Translation of granite in Spanish:


granito, n.

Pronunciation /ˈɡrænət//ˈɡranɪt/


  • 1

    granito masculine
    • New surfaces are made from chemical compounds and are designed to mimic granite, limestone, marble, slate, or soapstone.
    • It includes a variety of rocks, such as basalt, granite, gneiss, quartzite, slate, and schist.
    • Higher, steeper slopes of the Vosges have thin topsoil, with subsoils of weathered gneiss, granite, sandstone, schist, and volcanic sediments.
    • Finally the hardest stones such as granite and porphyry require the most tempered steel tools.
    • The most handsome and timeless of materials is stone such as marble, granite, limestone, or slate.
    • The temple was made from 2 differed types of stone: limestone and granite.
    • In a wash below the homesteads is a tool making site… discarded flints of granite, quartz and calcrete ornament the bare sandy soil.
    • Jim purchases crushed granite and then remoulds the granite into specific products, with their own individual style and look.
    • These domes are composed of pelitic schists and gneisses folded around a core of K-feldspar granite and granitic gneiss.
    • I have used granite, sandstone and quartz type rocks and am continually placing rocks in various parts of the gardens to harness energies.
    • They are typically produced from limestone, crystalline rocks (including granite and dolerite), and sandstones.

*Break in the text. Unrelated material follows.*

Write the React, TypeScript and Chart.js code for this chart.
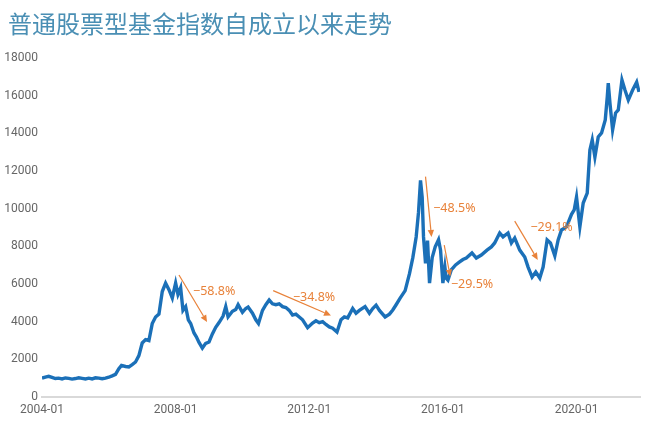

    • Cutting limestone and hard granite into huge blocks for building and carving sculptures in the round without the use of iron tools is an extremely difficult feat.

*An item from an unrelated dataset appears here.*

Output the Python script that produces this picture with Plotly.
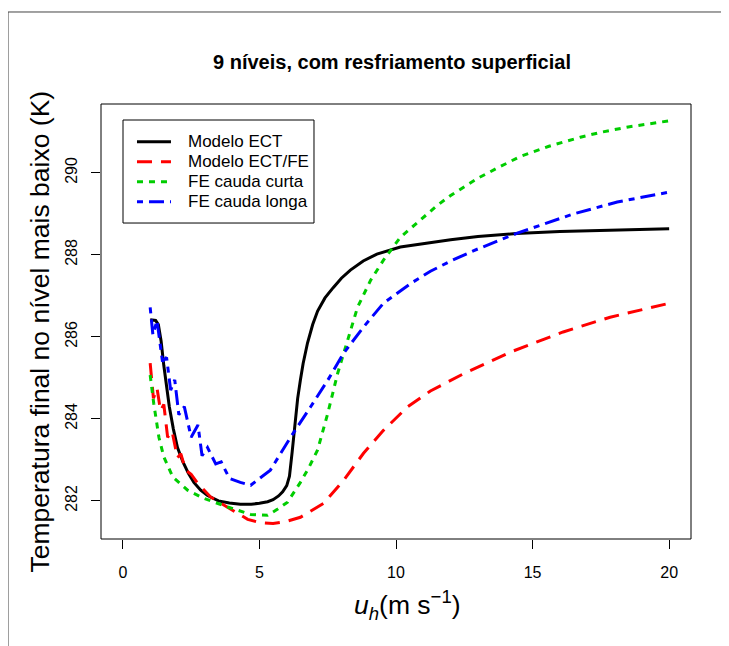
import plotly.graph_objects as go

# Modelo ECT
x_ect = [1.0, 1.2, 1.3, 1.4, 1.5, 1.6, 1.7, 1.85, 2.0, 2.2, 2.4, 2.6, 2.85, 3.1, 3.5, 3.9,
         4.3, 4.7, 5.0, 5.3, 5.5, 5.7, 5.85, 6.0, 6.1, 6.2, 6.3, 6.4, 6.5, 6.6, 6.76, 6.95,
         7.13, 7.4, 7.7, 8.0, 8.33, 8.8, 9.3, 10.16, 11.3, 12.0, 13.0, 14.4, 16.0, 18.0, 20.0]
y_ect = [286.42, 286.4, 286.3, 285.9, 285.3, 284.75, 284.3, 283.75, 283.3, 282.95, 282.67,
         282.45, 282.26, 282.13, 282.0, 281.95, 281.92, 281.92, 281.94, 281.98, 282.03,
         282.12, 282.22, 282.37, 282.6, 283.2, 283.95, 284.5, 284.95, 285.35, 285.85, 286.3,
         286.63, 286.95, 287.2, 287.43, 287.63, 287.85, 288.02, 288.19, 288.3, 288.37,
         288.45, 288.52, 288.57, 288.61, 288.64]

# Modelo ECT/FE
x_ectfe = [1.0, 1.12, 1.25, 1.38, 1.5, 1.64, 1.8, 2.0, 2.12, 2.3, 2.5, 2.74, 3.22, 3.84,
           4.57, 5.0, 5.5, 6.0, 6.5, 7.35, 8.08, 8.81, 9.54, 10.42, 11.26, 12.47, 14.19,
           16.12, 17.84, 20.0]
y_ectfe = [285.36, 284.5, 284.75, 284.2, 284.35, 283.55, 283.7, 283.05, 283.15, 282.75,
           282.65, 282.43, 282.09, 281.85, 281.55, 281.47, 281.45, 281.5, 281.6, 281.94,
           282.5, 283.16, 283.72, 284.29, 284.68, 285.1, 285.63, 286.12, 286.48, 286.82]

# FE cauda curta
x_curta = [1.0, 1.13, 1.32, 1.5, 1.83, 2.37, 2.97, 3.84, 4.68, 5.3, 5.67, 6.03, 6.5, 6.8,
           7.13, 7.5, 7.86, 8.23, 8.59, 9.07, 9.54, 10.16, 11.0, 11.5, 12.0, 12.5, 13.0,
           13.8, 14.55, 15.6, 16.75, 17.5, 18.5, 20.0]
y_curta = [285.07, 284.38, 283.55, 283.07, 282.58, 282.26, 282.06, 281.85, 281.67, 281.65,
           281.8, 281.97, 282.45, 282.8, 283.24, 284.13, 285.1, 285.92, 286.72, 287.38,
           287.87, 288.43, 288.92, 289.2, 289.45, 289.67, 289.87, 290.15, 290.4, 290.65,
           290.87, 290.99, 291.12, 291.27]

# FE cauda longa
x_longa = [1.0, 1.1, 1.25, 1.45, 1.6, 1.75, 1.9, 2.05, 2.25, 2.5, 2.75, 2.9, 3.1, 3.4, 3.6,
           3.9, 4.3, 4.68, 5.4, 6.14, 6.87, 7.5, 8.08, 8.81, 9.54, 10.53, 11.26, 12.0,
           12.83, 14.44, 16.5, 18.1, 20.0]
y_longa = [286.72, 286.05, 286.4, 285.4, 285.5, 284.7, 284.95, 284.1, 284.3, 283.55, 283.85,
           283.1, 283.3, 282.9, 282.95, 282.55, 282.45, 282.38, 282.75, 283.55, 284.29,
           284.94, 285.6, 286.24, 286.82, 287.3, 287.6, 287.85, 288.1, 288.53, 289.0,
           289.29, 289.53]

x_ticks = [0, 5, 10, 15, 20]
y_ticks = [282, 284, 286, 288, 290]

names = ["Modelo ECT", "Modelo ECT/FE", "FE cauda curta", "FE cauda longa"]
colors = ["black", "#ff0000", "#00cd00", "#0000ff"]
dashes = ["solid", "15px,9px", "6px,6px", "6px,6px,15px,6px"]

fnt = "Liberation Sans, Arial, sans-serif"

fig = go.Figure()
series = [(x_ect, y_ect), (x_ectfe, y_ectfe), (x_curta, y_curta), (x_longa, y_longa)]
for (xs, ys), nm, c, d in zip(series, names, colors, dashes):
    fig.add_trace(go.Scatter(x=xs, y=ys, mode="lines", name=nm, showlegend=False,
                             line=dict(color=c, width=3, dash=d)))

# legend drawn by hand (R style box)
shapes = [
    dict(type="rect", xref="paper", yref="paper", x0=0, x1=1, y0=0, y1=1,
         line=dict(color="black", width=1)),
    dict(type="rect", xref="paper", yref="paper", x0=-0.1576, x1=1.3, y0=-0.5, y1=1.2115,
         line=dict(color="#444444", width=1)),
    dict(type="rect", xref="paper", yref="paper", x0=0.0373, x1=0.361, y0=0.7264, y1=0.9632,
         line=dict(color="black", width=1), fillcolor="rgba(0,0,0,0)"),
]
annots = []
row_y = [0.9133, 0.8674, 0.8214, 0.7754]
for ry, nm, c, d in zip(row_y, names, colors, dashes):
    shapes.append(dict(type="line", xref="paper", yref="paper", x0=0.061, x1=0.1186,
                       y0=ry, y1=ry, line=dict(color=c, width=3, dash=d)))
    annots.append(dict(text=nm, xref="paper", yref="paper", x=0.1441, y=ry,
                       xanchor="left", yanchor="middle", showarrow=False,
                       font=dict(size=17)))

annots.append(dict(text="Temperatura final no nível mais baixo (K)", textangle=-90,
                   xref="paper", yref="paper", x=-0.1034, y=0.477, xanchor="center",
                   yanchor="middle", showarrow=False, font=dict(size=26.5)))
annots.append(dict(text="<i>u<sub>h</sub></i>(m s<sup>−1</sup>)",
                   xref="paper", yref="paper", x=0.52, y=-0.152, xanchor="center",
                   yanchor="middle", showarrow=False, font=dict(size=26.5)))

fig.update_layout(
    width=729, height=646,
    margin=dict(l=93, r=46, t=96, b=115),
    paper_bgcolor="white", plot_bgcolor="white",
    font=dict(family=fnt, color="black", size=16),
    title=dict(text="<b>9 níveis, com resfriamento superficial</b>",
               x=384 / 729, xanchor="center", y=1 - 54 / 646, yanchor="middle",
               font=dict(size=20)),
    showlegend=False,
    shapes=shapes,
    annotations=annots,
)

fig.update_xaxes(range=[-0.8, 20.8], tickvals=x_ticks, ticks="outside", ticklen=9,
                 tickcolor="black", showgrid=False, zeroline=False, showline=False,
                 tickfont=dict(size=16), ticklabelstandoff=10, automargin=False)
fig.update_yaxes(range=[281.07, 291.68], tickvals=y_ticks, ticks="outside", ticklen=9,
                 tickcolor="black", showgrid=False, zeroline=False, showline=False,
                 tickangle=-90, tickfont=dict(size=16), ticklabelstandoff=8,
                 automargin=False)

fig.write_html("out.html")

    • Limestone, granite, and marble are the most commonly used building stones.
    • I spent a lot of time on the beach picking up little pieces of mica and quartz and granite that I thought looked interesting.

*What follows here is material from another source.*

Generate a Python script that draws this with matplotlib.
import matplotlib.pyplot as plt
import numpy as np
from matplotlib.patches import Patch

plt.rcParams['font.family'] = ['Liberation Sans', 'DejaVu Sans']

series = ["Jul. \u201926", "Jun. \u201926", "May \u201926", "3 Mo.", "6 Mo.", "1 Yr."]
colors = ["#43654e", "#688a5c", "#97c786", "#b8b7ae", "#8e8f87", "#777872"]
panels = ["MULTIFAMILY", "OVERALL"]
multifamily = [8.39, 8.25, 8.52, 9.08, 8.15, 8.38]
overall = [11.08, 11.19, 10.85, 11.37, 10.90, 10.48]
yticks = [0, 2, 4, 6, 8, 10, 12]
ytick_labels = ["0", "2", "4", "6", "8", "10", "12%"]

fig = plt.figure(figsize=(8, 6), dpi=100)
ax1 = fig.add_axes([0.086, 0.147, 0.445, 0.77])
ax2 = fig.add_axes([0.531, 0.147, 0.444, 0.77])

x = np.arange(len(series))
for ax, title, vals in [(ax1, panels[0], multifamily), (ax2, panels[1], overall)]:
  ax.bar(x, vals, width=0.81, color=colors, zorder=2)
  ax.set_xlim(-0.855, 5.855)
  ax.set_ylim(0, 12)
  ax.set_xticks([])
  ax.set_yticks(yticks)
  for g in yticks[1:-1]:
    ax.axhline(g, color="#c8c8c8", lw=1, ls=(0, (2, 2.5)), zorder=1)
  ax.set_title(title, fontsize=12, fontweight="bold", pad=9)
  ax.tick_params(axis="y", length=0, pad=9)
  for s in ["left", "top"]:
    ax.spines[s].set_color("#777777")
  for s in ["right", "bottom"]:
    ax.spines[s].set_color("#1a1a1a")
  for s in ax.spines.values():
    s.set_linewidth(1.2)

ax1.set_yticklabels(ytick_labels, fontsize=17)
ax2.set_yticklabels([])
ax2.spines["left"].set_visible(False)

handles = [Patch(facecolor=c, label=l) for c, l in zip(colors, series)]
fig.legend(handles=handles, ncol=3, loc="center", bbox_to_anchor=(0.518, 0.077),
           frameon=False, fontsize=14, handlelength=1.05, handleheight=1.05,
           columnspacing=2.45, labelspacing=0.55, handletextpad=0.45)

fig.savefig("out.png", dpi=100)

    • The views from these heights are simply stunning, with glacial ice fields and granite peaks as far as the eye can see.
    • This technique would, however, have been unsuitable for the extraction of harder stones such as granite.
    • Pine units are fitted at ground and eye-level, topped by granite worktops and a tiled splashback.
    • Geologically, all three are granite and each of them has been rich in mineral deposits now largely exhausted.
    • Limestone, granite and marble are frequently used to create simple, bowl-shaped designs that have a strong sculptural presence.
    • Some gem minerals have crystallized directly from igneous rocks other than granite; peridot is a good example.